Had Russia not annexed Crimea, NATO membership for Ukraine would have remained a non-issue. Now, however, the West has a compelling reason to protect an ally against possible future Russian expansion by extending its collective security framework to include Ukraine. Georgia and Moldova are sure to follow.
As a result, one of the things that Putin feared the most — Ukraine becoming a NATO member — will now certainly materialize. In the end, the Kremlin only has itself to blame for reviving NATO. Russia’s military aggression in Crimea has transformed NATO from a stagnant, bureaucracy-bloated organization that lacked a mission into an indispensable defense bloc with a clear objective.
2. Russia will be placed in the category of rogue states.
Thirteen of the 15 members of the United Nations Security Council voted in favor of a March 15 resolution proclaiming that the Crimean referendum was invalid. Only Russia voted against, with China abstaining. This was followed on Thursday by a UN General Assembly vote 100:11 for a resolution calling Russia’s annexation illegal. Among the 11 countries lending support to Russia were North Korea, Syria, Cuba, Sudan, Zimbabwe and Belarus.
The Kremlin could spin its standard line that most countries are out to get Russia and that they oppose the Crimean annexation only because they are Russophobic and want to keep Russia weak. This state propaganda might work for a limited period, but even the most patriotic Russians at some point will ask themselves: “How can it be that nearly the entire whole world is wrong and only Russia is correct?”
In the end, ordinary Russians will start feeling uncomfortable being placed in the same category as North Korea, Sudan, Zimbabwe or Syria. After all, even Putin’s most loyal electorate are concerned about Russia’s global reputation and would like the country to be rated somewhat higher than “rogue state.”
3. Russia has killed any chance of restoring its lost empire.
Adding Crimea, the former “pearl of the Russian Empire,” may be a nice addition for Russian revanchists, but it is far from creating a new empire. Russia needs all of Ukraine to do that — something former U.S. White House national security adviser Zbigniew Brzezinski has been saying since the Soviet collapse.
In addition, Putin killed any chance of forming the Eurasian Union, which was an attempt to recreate a loose, truncated version of the Soviet Union consisting of several former Soviet republics. Without Ukraine, the Eurasian Union is meaningless.
4. Western sanctions and global isolation will push Russia into an economic crisis.

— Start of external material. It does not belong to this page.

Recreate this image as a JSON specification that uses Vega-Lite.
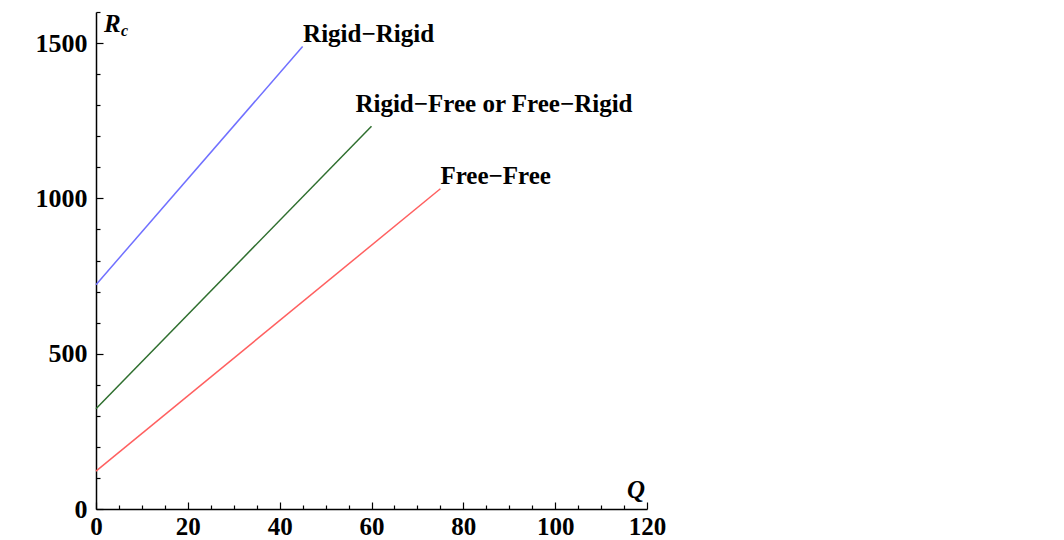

Even before the annexation, Russia was headed toward recession, with its economy growing only 1.3 percent in 2013. Now, as a result of Western sanctions and global isolation, Russia will likely experience far more serious economic problems. Alexei Kudrin, former finance minister and a member of the president’s economic council, said sanctions could cost Russia about $200 billion this year in capital flight alone. On Wednesday, the World Bank said Russia’s economy will likely contract by 1.8 percent this year.
Russia’s credit rating has already been lowered, increasing borrowing costs significantly. In addition, the government faces an imminent budget deficit with the likelihood that oil prices will drop, particularly when Iran re-enters the oil export market next month. The cost of supporting Crimea, estimated at $5 billion a year, will put even more strain on the federal budget. While the U.S. can issue virtually unlimited amounts of Treasury bonds to fund its budget deficit, Russia, which S&P downgraded to “negative” last week, does not have this luxury. The government will be forced to cut expenditures, which will particularly hurt the middle class and poor.
To make matters worse, consumer prices will rise if the ruble devaluates further, which is likely amid sanctions, capital flight and investors’ worsening outlook on Russia. State-controlled television will try to blame the U.S. for its economic problems, but few Russians will believe that a U.S. conspiracy is behind their devalued salaries and the higher prices they have to pay for food, clothing and utilities.
If Ukraine and Georgia join NATO, Russia’s economic problems would only worsen. The Kremlin would say the enemy is at Russia’s gates — some Russian leaders sincerely believe this — and hike defense spending, already the world’s third-largest.
Once again, Russia would have to choose between guns and butter. Higher defense spending would mean an even larger budget deficit and cuts to health care, education, pensions, infrastructure projects and salaries for government employees. Notably, it was precisely the excessive military buildup, particularly in the 1980s, that bankrupted the Soviet Union and played a large role in its collapse in 1991.
Most important, a prolonged and severe economic crisis in Russia could be the one powerful boost that the opposition movement needs to bring angry crowds out into the streets in protest. The 2011 election falsifications failed to spark prolonged protests, in part because many Russians viewed election fraud with a large dose of indifference; after all, the government has always manipulated elections. But people are unlikely to sit idly if they lose their jobs or have difficulty putting food on the table.
One of the reasons Putin initially intervened in Ukraine and supported Yanukovych was to help stamp out the Maidan protests in Kiev — and to prevent similar protests from spreading to Russia. But by intervening militarily in Crimea — and provoking the West to respond with sanctions and a global isolation campaign, something Putin should have foreseen — Putin set in motion a chain of events that will likely spark Maidan-like protests across Russia.
Putin may have won Crimea, but he lost all of Ukraine. The Crimean land grab was penny-wise and pound-foolish. Sooner or later, Putin will pay dearly for this foolish mistake.